Sofonisba's Life
Sofonisba Anguissola was born between 1532-33 in Cremona, a Northern Italian city. Her father was Amilicare Anguissola who dealt with commercial and diplomatic as a council member for the government of Cremona. Her mother was Bianca Ponzoni, the daughter of a noble Cremonese family. She was the oldest of seven, and was well educated in the liberal arts. Her father arranged for her and her sister Elena to be taught drawing and painting from a man named Bernardino Campi. After Campi left, Bernardino Gatti, otherwise known as Il Sojaro, educated the sisters. Sofonisba also received remote instruction in the form of letters and drawings from the great Renaissance master Michelangelo di Lodovico Buonarroti Simoni. At the request of Amilicare, Michelangelo would send Sofonisba drawings and challenge her through letters to create certain styles of art and build upon the talent he saw from the drawings her father sent him. In this way Sofonisba was pushed to expand her field of expression and explore new artistic concepts as she perfected her art.
Sofonisba’s reputation as a skillful artist soon spread. So much so that in 1559, Philip II of Spain sent her a message, requesting that she enter his court at Milan as a servant of his future queen Isabelle de Valois. At this new position Sofonisba continued to prove her skill, completing many portraits of the royal family, as well as instructing Isabelle in the art of drawing and painting. At court Sofonisba established a new precedent in that she independently created the portraits of the Royal Family. Before that time female artists were only expected to have the skill to copy what a male artist had made, but Sofonisba broke this mold and showed the Royal family that she was more than capable of creating her own work. When Isabelle died in childbirth in 1568 Sofonisba stayed on at court in order to care for the two infants Isabella Clara Eugenia and Catalina Micaela. Five years later she was married to Don Fabrizio Moncada , a member of a noble Sicilian family, with a dowery from King Phillip valued at around two thousand ducats, which was quite a sum! This signaled the end of her career in Phillip’s court and she moved from Spain to Italy to be with her husband. She made efforts to stay connected with the court, even giving an non-commissioned self-portrait of her older self as a gift to Phillip II’s successor.

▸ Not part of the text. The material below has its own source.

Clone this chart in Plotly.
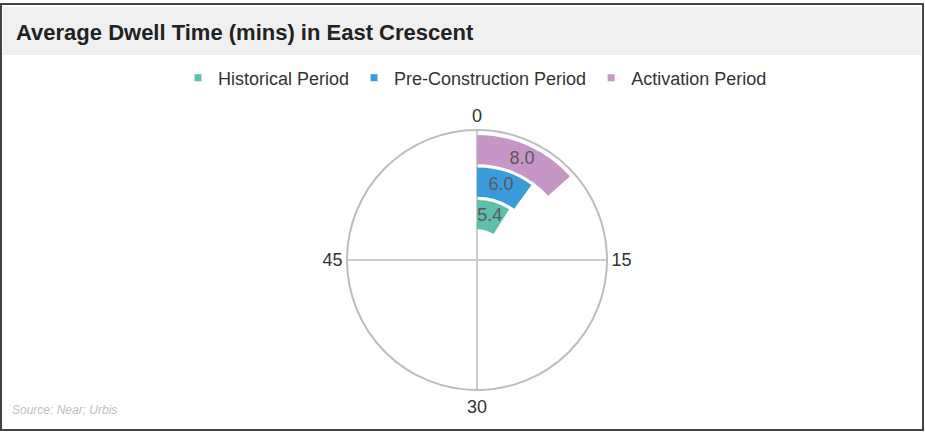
import plotly.graph_objects as go

# ---- data ----
series_names = ["Historical Period", "Pre-Construction Period", "Activation Period"]
dwell_mins = [5.4, 6.0, 8.0]
angular_tick_mins = [0, 15, 30, 45]
angular_tick_labels = ["0", "15", "30", "45"]
title_text = "Average Dwell Time (mins) in East Crescent"
source_text = "Source: Near; Urbis"

# ---- style ----
colors = ["#5FBFAD", "#3A9BDA", "#C697C6"]
FULL_SCALE_MINS = 60
DEG_PER_MIN = 360 / FULL_SCALE_MINS
RING_GAP = 0.05
RING_THICK = 0.9
FONT = "Liberation Sans"
W, H = 925, 432

fig = go.Figure()

for i, (name, val, col) in enumerate(zip(series_names, dwell_mins, colors)):
    base = (i + 1) - RING_GAP
    fig.add_trace(go.Barpolar(
        theta=[val * DEG_PER_MIN / 2],
        width=[val * DEG_PER_MIN],
        r=[RING_THICK],
        base=[base],
        marker=dict(color=col, line=dict(width=0)),
        showlegend=False,
        name=name,
    ))
    fig.add_trace(go.Scatterpolar(
        theta=[val * DEG_PER_MIN / 2],
        r=[base + RING_THICK / 2],
        mode="text",
        text=[f"{val:.1f}"],
        textfont=dict(family=FONT, size=18, color="#595959"),
        showlegend=False,
        hoverinfo="skip",
    ))

# legend entries with small square markers
for name, col in zip(series_names, colors):
    fig.add_trace(go.Scatterpolar(
        r=[None], theta=[None], mode="markers", name=name,
        marker=dict(symbol="square", size=7, color=col),
        showlegend=True,
    ))

fig.update_layout(
    width=W, height=H,
    margin=dict(l=0, r=0, t=0, b=0),
    paper_bgcolor="white",
    font=dict(family=FONT, color="#333333"),
    polar=dict(
        domain=dict(x=[347 / W, 607 / W], y=[1 - 390 / H, 1 - 130 / H]),
        bgcolor="white",
        angularaxis=dict(
            direction="clockwise", rotation=90, thetaunit="degrees",
            tickvals=[m * DEG_PER_MIN for m in angular_tick_mins],
            ticktext=angular_tick_labels,
            tickfont=dict(family=FONT, size=18, color="#333333"),
            showline=True, linecolor="#BDBDBD", linewidth=2,
            showgrid=True, gridcolor="#CCCCCC", gridwidth=1.5,
            ticks="",
        ),
        radialaxis=dict(visible=False, range=[0, 4]),
    ),
    legend=dict(
        orientation="h", x=475 / W, xanchor="center",
        y=1 - 78 / H, yanchor="middle",
        font=dict(family=FONT, size=18, color="#333333"),
        itemwidth=30, bgcolor="rgba(0,0,0,0)",
    ),
    shapes=[
        dict(type="rect", xref="paper", yref="paper",
             x0=3 / W, x1=921 / W, y0=1 - 55 / H, y1=1 - 7 / H,
             fillcolor="#F0F0F0", line=dict(width=0), layer="below"),
        dict(type="rect", xref="paper", yref="paper",
             x0=1 / W, x1=923 / W, y0=1 - 430 / H, y1=1 - 4 / H,
             line=dict(color="#444444", width=2), fillcolor="rgba(0,0,0,0)"),
    ],
    annotations=[
        dict(text=f"<b>{title_text}</b>", xref="paper", yref="paper",
             x=14 / W, y=1 - 32 / H, xanchor="left", yanchor="middle",
             showarrow=False, font=dict(family=FONT, size=22, color="#222222")),
        dict(text=f"<i>{source_text}</i>", xref="paper", yref="paper",
             x=10 / W, y=1 - 410 / H, xanchor="left", yanchor="middle",
             showarrow=False, font=dict(family=FONT, size=12, color="#C0C0C0")),
    ],
)

fig.write_html(
    "out.html",
    config={"displayModeBar": False},
    post_script="document.body.style.margin='0';document.body.style.overflow='hidden';",
)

In 1578 Sofonisba’s husband died. At this point her father had also died and so she was inclined to turn to her brother Asdrubale for help with questions of administration and inheritance. With this in mind she traveled to Lombardy with him in 1579. She decided to marry the ship’s captian, whose name was Orazio Lomellini. He lived in Genoa and came from an important Genoese family. In 1615 she moved with Lomellini to Palermo. She continued to paint and draw throughout her life. She is well known for her focus on physiognomic features in her paintings as well as displaying her own image as a cultured, mature, well-educated, capable female figure. She died in 1625 in her nineties and was buried in the church of San Giorgio dei Genovesi in Palermo.